The conference, hosted at the Abuja Continental Hotel, underscored Nigeria’s vulnerability as Africa’s largest economy, where corruption and illicit financial flows continue to undermine development.
In his keynote address, Speaker of the House of Representatives, Tajudeen Abbas, decried the scale of losses.
“Every year, billions that should be building hospitals in Nairobi, equipping schools in Accra, or paving roads in Lagos vanish into illicit flows and profit shifting. Corruption alone drains Africa of $148 billion annually. This is unsustainable,” he said.
Abbas revealed that Nigeria’s procurement fraud costs about $18 billion yearly, equivalent to 3.8 percent of GDP – money that could finance critical infrastructure. He described the losses as a harsh reminder of how much disappears before budgets are implemented.
Clerk to the National Assembly, Kamoru Ogunlana, called the summit “a springboard for innovation and a moment to reimagine fiscal governance across the continent.”
The Nigerian context added urgency to the discussions. The country loses an estimated $582 billion to corruption since independence, with PwC projecting that unchecked graft could erode up to 37 percent of GDP by 2030.
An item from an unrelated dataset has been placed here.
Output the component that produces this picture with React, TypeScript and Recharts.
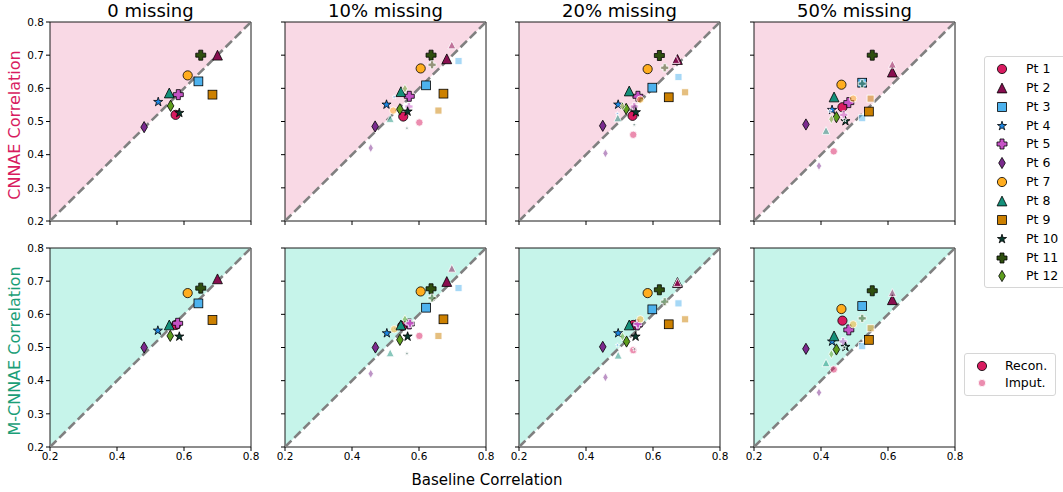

In 2014 alone, every Nigerian effectively lost about $1,000 to corruption, a figure projected to double by 2030.
Delegates noted that African countries with high illicit financial flows spend up to 25 percent less on health care and 58 percent less on education.
Experts stressed that with Nigeria’s $18 billion annual loss, the country could build between 1,800 and 3,600 fully equipped hospitals each year, rehabilitate schools, or finance major road projects.
The consequences, they observed, are visible in underfunded hospitals, dilapidated schools, poor infrastructure, and worsening insecurity across the northeast, northwest, and Niger Delta.
Participants debated reforms including establishing independent budget offices, improving fiscal data, and enforcing procurement transparency.
Abbas assured that Nigeria’s planned National Assembly Budget and Research Office would strengthen lawmakers’ oversight and accountability.
The conference closed with resolutions to improve fiscal discipline across Africa. But observers noted that Nigeria’s ability to act on the recommendations and stem its $18 billion annual losses will determine whether the resolutions translate into real development.